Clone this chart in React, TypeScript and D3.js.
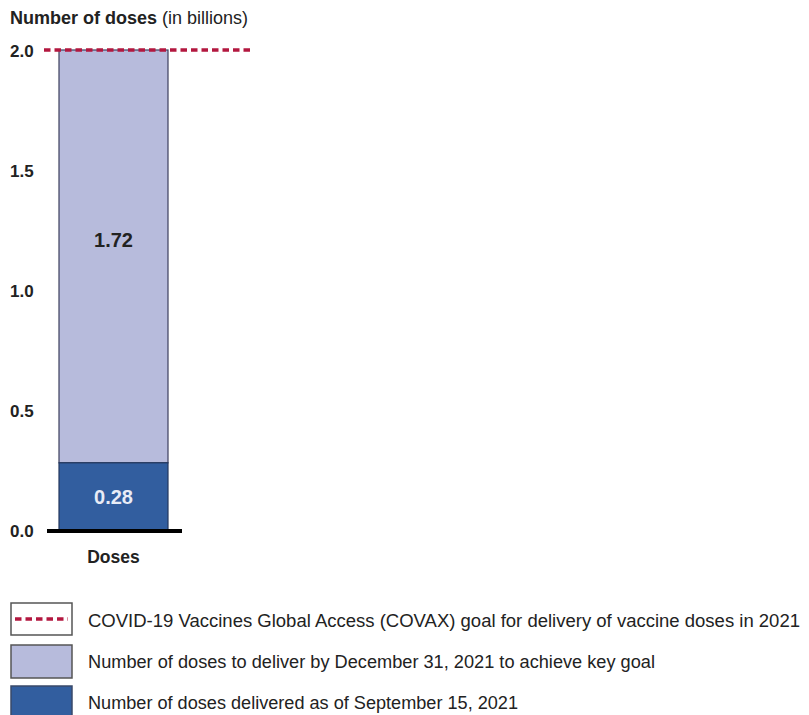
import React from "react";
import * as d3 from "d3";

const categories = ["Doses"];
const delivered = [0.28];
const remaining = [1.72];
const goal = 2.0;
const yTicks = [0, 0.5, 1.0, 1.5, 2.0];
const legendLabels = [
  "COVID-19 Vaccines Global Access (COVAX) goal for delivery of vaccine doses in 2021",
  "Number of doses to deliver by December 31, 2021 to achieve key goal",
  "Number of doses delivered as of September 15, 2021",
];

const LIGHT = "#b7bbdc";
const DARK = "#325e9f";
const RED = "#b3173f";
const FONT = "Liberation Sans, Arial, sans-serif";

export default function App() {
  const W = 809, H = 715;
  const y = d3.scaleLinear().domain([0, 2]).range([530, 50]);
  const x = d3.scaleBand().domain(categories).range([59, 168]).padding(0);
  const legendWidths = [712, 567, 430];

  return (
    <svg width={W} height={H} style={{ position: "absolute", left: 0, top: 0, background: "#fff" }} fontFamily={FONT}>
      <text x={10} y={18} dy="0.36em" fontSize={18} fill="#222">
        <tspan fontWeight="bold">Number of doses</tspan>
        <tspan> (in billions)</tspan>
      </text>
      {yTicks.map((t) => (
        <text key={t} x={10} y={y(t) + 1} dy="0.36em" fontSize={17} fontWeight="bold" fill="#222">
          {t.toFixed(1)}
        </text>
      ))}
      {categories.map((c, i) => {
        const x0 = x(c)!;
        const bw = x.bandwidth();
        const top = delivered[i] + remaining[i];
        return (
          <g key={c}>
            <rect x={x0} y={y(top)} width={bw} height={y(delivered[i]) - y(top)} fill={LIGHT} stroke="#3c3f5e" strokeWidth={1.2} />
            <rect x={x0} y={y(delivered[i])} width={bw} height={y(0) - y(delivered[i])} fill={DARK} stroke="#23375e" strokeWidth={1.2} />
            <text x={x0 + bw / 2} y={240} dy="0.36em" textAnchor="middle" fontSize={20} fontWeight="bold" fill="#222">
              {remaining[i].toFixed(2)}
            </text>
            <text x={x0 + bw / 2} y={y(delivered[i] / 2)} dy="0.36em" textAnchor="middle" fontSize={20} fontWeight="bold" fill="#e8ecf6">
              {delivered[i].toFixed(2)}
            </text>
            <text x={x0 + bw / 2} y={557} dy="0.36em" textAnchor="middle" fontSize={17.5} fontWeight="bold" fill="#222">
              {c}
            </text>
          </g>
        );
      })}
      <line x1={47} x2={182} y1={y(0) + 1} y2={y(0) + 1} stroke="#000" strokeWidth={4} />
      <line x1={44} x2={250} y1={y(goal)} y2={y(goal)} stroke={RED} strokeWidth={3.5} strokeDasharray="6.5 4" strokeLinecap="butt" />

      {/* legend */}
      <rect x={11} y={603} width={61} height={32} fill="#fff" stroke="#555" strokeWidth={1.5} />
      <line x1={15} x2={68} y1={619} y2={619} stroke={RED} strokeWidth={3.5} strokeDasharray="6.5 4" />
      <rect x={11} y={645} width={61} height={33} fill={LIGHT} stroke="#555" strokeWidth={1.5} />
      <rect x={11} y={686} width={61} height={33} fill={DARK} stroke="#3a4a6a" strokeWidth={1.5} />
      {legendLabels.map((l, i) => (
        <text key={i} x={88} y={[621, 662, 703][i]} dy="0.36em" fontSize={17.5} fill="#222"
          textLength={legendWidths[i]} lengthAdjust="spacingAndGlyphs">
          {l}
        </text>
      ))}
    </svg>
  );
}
- - - -
▶ AIM: Without any pictures, reproduce the lines from the first one in the material through the line that has "import * as", exactly as they appear.

▶ SOLUTION TO THIS TASK:
Clone this chart in React, TypeScript and D3.js.
import React from "react";
import * as d3 from "d3";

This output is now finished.